[Entries with chart source code]
--- --- ---

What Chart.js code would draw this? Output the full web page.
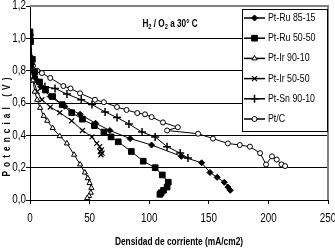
<!DOCTYPE html>
<html>
<head>
<meta charset="utf-8">
<script src="https://cdn.jsdelivr.net/npm/chart.js@4"></script>
<style>
  html, body { margin: 0; padding: 0; background: #fff; }
  #wrap { width: 335px; height: 251px; }
</style>
</head>
<body>
<div id="wrap"><canvas id="chart" width="335" height="251"></canvas></div>
<script>
// series names
const seriesNames = ['Pt-Ru 85-15', 'Pt-Ru 50-50', 'Pt-Ir 90-10', 'Pt-Ir 50-50', 'Pt-Sn 90-10', 'Pt/C'];

// current density (mA/cm2) / potential (V)
const ptRu8515X = [0, 1.5, 4, 9, 17, 29, 42, 55, 67, 84, 102, 127, 144, 151, 157, 163, 166, 168];
const ptRu8515Y = [1.02, 0.84, 0.76, 0.70, 0.64, 0.58, 0.53, 0.475, 0.43, 0.38, 0.34, 0.27, 0.23, 0.17, 0.14, 0.11, 0.08, 0.06];

const ptRu5050X = [0, 0, 0.5, 2, 4, 8, 13, 19, 27, 35, 44, 54, 62, 68, 74, 85, 95, 105, 111, 116, 115, 112, 110, 109];
const ptRu5050Y = [1.04, 1.01, 0.98, 0.87, 0.79, 0.73, 0.68, 0.64, 0.59, 0.54, 0.50, 0.46, 0.42, 0.39, 0.36, 0.30, 0.24, 0.20, 0.155, 0.11, 0.08, 0.06, 0.045, 0.035];

const ptIr9010X = [0, 0.8, 2.5, 4, 6, 8.5, 11.5, 14.5, 19, 25, 31, 37, 42, 46, 48.5, 50, 51.5, 51, 49.5, 48];
const ptIr9010Y = [1.02, 0.87, 0.74, 0.67, 0.62, 0.57, 0.52, 0.49, 0.445, 0.395, 0.35, 0.28, 0.22, 0.17, 0.135, 0.105, 0.075, 0.045, 0.025, 0.012];

const ptIr5050X = [0, 1, 3, 6, 10, 17, 25, 35, 44, 52, 56, 58.5, 60, 59, 60.5, 59.5];
const ptIr5050Y = [1.02, 0.84, 0.74, 0.67, 0.62, 0.575, 0.54, 0.49, 0.43, 0.39, 0.35, 0.33, 0.31, 0.30, 0.29, 0.28];

const ptSn9010X = [0, 1, 2.5, 6, 12.5, 21, 31, 43, 52, 63, 73, 83, 94, 105, 115, 126, 132.5];
const ptSn9010Y = [1.02, 0.86, 0.79, 0.74, 0.70, 0.69, 0.655, 0.62, 0.59, 0.545, 0.51, 0.47, 0.42, 0.39, 0.33, 0.29, 0.26];

const ptCX = [0, 1, 2.5, 6, 10, 17, 28, 34, 42, 54.5, 62, 73, 81, 90, 96.5, 102, 111.5, 124, 115, 141, 153.5, 166, 176, 184.5, 193, 198, 203, 207, 211, 214];
const ptCY = [1.02, 0.88, 0.83, 0.80, 0.785, 0.755, 0.705, 0.69, 0.66, 0.62, 0.605, 0.575, 0.557, 0.538, 0.53, 0.513, 0.48, 0.45, 0.43, 0.41, 0.38, 0.35, 0.34, 0.33, 0.29, 0.22, 0.27, 0.25, 0.22, 0.21];

// axis ticks
const xTicks = [0, 50, 100, 150, 200, 250];
const yTicks = [0, 0.2, 0.4, 0.6, 0.8, 1.0, 1.2];

const FONT = '"Liberation Sans", Arial, sans-serif';
const SQUEEZE = 0.82;   // the original text is a narrow face

function pts(xs, ys) {
    return xs.map((x, i) => ({ x: x, y: ys[i] }));
}

// draw text squeezed horizontally
function narrowText(ctx, text, x, y, font, align, sx) {
    ctx.save();
    ctx.font = font;
    ctx.translate(x, y);
    ctx.scale(sx || SQUEEZE, 1);
    ctx.textAlign = align || 'left';
    ctx.fillText(text, 0, 0);
    ctx.restore();
}

// marker look per series
const markers = [
    { style: 'rectRot', radius: 3, fill: '#000', width: 1 },
    { style: 'rect', radius: 4, fill: '#000', width: 1 },
    { style: 'triangle', radius: 3, fill: '#fff', width: 1 },
    { style: 'crossRot', radius: 3.5, fill: '#000', width: 1.2 },
    { style: 'cross', radius: 4, fill: '#000', width: 1.5 },
    { style: 'circle', radius: 2.5, fill: '#fff', width: 1 }
];

const allData = [
    pts(ptRu8515X, ptRu8515Y),
    pts(ptRu5050X, ptRu5050Y),
    pts(ptIr9010X, ptIr9010Y),
    pts(ptIr5050X, ptIr5050Y),
    pts(ptSn9010X, ptSn9010Y),
    pts(ptCX, ptCY)
];

const datasets = seriesNames.map((name, i) => ({
    label: name,
    data: allData[i],
    showLine: true,
    borderColor: '#000',
    borderWidth: 1,
    backgroundColor: markers[i].fill,
    pointStyle: markers[i].style,
    pointRadius: markers[i].radius,
    pointBorderWidth: markers[i].width,
    pointBorderColor: '#000',
    pointBackgroundColor: markers[i].fill,
    tension: 0
}));

// frame, tick labels, titles and legend
const overlay = {
    id: 'overlay',
    afterDraw(chart) {
        const ctx = chart.ctx;
        const a = chart.chartArea;
        const sx = chart.scales.x, sy = chart.scales.y;
        ctx.save();

        // grey frame top and right
        ctx.strokeStyle = '#808080';
        ctx.lineWidth = 2;
        ctx.beginPath();
        ctx.moveTo(a.left, a.top);
        ctx.lineTo(a.right, a.top);
        ctx.lineTo(a.right, a.bottom);
        ctx.stroke();

        ctx.fillStyle = '#000';

        // tick labels
        ctx.textBaseline = 'middle';
        yTicks.forEach(v => {
            narrowText(ctx, v.toFixed(1).replace('.', ','), 26, sy.getPixelForValue(v), '12px ' + FONT, 'right');
        });
        xTicks.forEach(v => {
            narrowText(ctx, String(v), sx.getPixelForValue(v), 219, '12px ' + FONT, 'center');
        });

        // x title
        narrowText(ctx, 'Densidad de corriente (mA/cm2)', (a.left + a.right) / 2, 242, 'bold 11px ' + FONT, 'center', 0.76);

        // inner title  H2 / O2 a 30° C
        ctx.textBaseline = 'alphabetic';
        const parts = [['H', 0], ['2', 1], [' / O', 0], ['2', 1], [' a 30\u00b0 C', 0]];
        const big = 'bold 10px ' + FONT, small = 'bold 7px ' + FONT;
        let w = 0;
        parts.forEach(p => { ctx.font = p[1] ? small : big; w += ctx.measureText(p[0]).width * SQUEEZE; });
        let tx = 170 - w / 2;
        parts.forEach(p => {
            narrowText(ctx, p[0], tx, p[1] ? 29 : 27, p[1] ? small : big, 'left');
            ctx.font = p[1] ? small : big;
            tx += ctx.measureText(p[0]).width * SQUEEZE;
        });

        // legend box
        const lx = 242, ly = 9, lw = 85, lh = 122;
        ctx.fillStyle = '#fff';
        ctx.fillRect(lx, ly, lw, lh);
        ctx.strokeStyle = '#000';
        ctx.lineWidth = 1;
        ctx.strokeRect(lx + 0.5, ly + 0.5, lw, lh);
        chart.data.datasets.forEach((ds, i) => {
            const y = 18 + i * 20.2;
            ctx.strokeStyle = '#000';
            ctx.lineWidth = 1.5;
            ctx.beginPath();
            ctx.moveTo(244, y);
            ctx.lineTo(265, y);
            ctx.stroke();
            ctx.fillStyle = ds.pointBackgroundColor;
            ctx.lineWidth = ds.pointBorderWidth;
            Chart.helpers.drawPoint(ctx, { pointStyle: ds.pointStyle, radius: ds.pointRadius, borderWidth: ds.pointBorderWidth, rotation: 0 }, 254.5, y);
            ctx.fillStyle = '#000';
            ctx.textBaseline = 'middle';
            narrowText(ctx, ds.label, 268, y, '11px ' + FONT, 'left', 0.8);
        });

        // y axis title with wide spacing
        ctx.translate(7, 125);
        ctx.rotate(-Math.PI / 2);
        ctx.scale(SQUEEZE, 1);
        ctx.font = 'bold 10px ' + FONT;
        ctx.letterSpacing = '5px';
        ctx.textAlign = 'center';
        ctx.textBaseline = 'middle';
        ctx.fillStyle = '#000';
        ctx.fillText('Potencial (V)', 0, 0);
        ctx.restore();
    }
};

new Chart(document.getElementById('chart'), {
    type: 'scatter',
    data: { datasets: datasets },
    plugins: [overlay],
    options: {
        responsive: false,
        animation: false,
        layout: { padding: { top: 6, right: 7, left: 0, bottom: 0 } },
        plugins: {
            legend: { display: false },
            tooltip: { enabled: false }
        },
        scales: {
            x: {
                type: 'linear',
                min: 0,
                max: 250,
                afterBuildTicks: (scale) => { scale.ticks = xTicks.map(v => ({ value: v })); },
                afterFit: (scale) => { scale.height = 51; scale.paddingLeft = 0; scale.paddingRight = 0; },
                ticks: { display: false },
                grid: { drawOnChartArea: false, drawTicks: true, tickLength: 4, tickColor: '#000' },
                border: { color: '#000', width: 1 }
            },
            y: {
                type: 'linear',
                min: 0,
                max: 1.2,
                afterBuildTicks: (scale) => { scale.ticks = yTicks.map(v => ({ value: v })); },
                afterFit: (scale) => { scale.width = 30; scale.paddingTop = 0; scale.paddingBottom = 0; },
                ticks: { display: false },
                grid: {
                    drawTicks: true,
                    tickLength: 4,
                    tickColor: '#000',
                    color: (c) => (c.tick && c.tick.value > 0.01 && c.tick.value < 1.19) ? '#000' : 'rgba(0,0,0,0)',
                    lineWidth: 1
                },
                border: { color: '#000', width: 1 }
            }
        }
    }
});
</script>
</body>
</html>
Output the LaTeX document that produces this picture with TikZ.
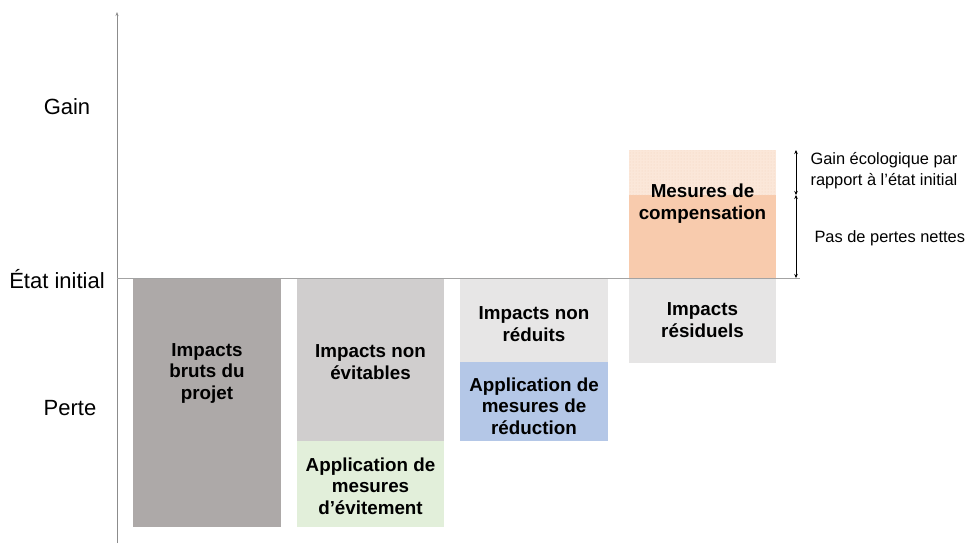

--- --- ---

> _YOUR TASK_
Pull out each line of the listing that holds the string "Output".

> _EXPECTED ANSWER_
What Chart.js code would draw this? Output the full web page.
Output the LaTeX document that produces this picture with TikZ.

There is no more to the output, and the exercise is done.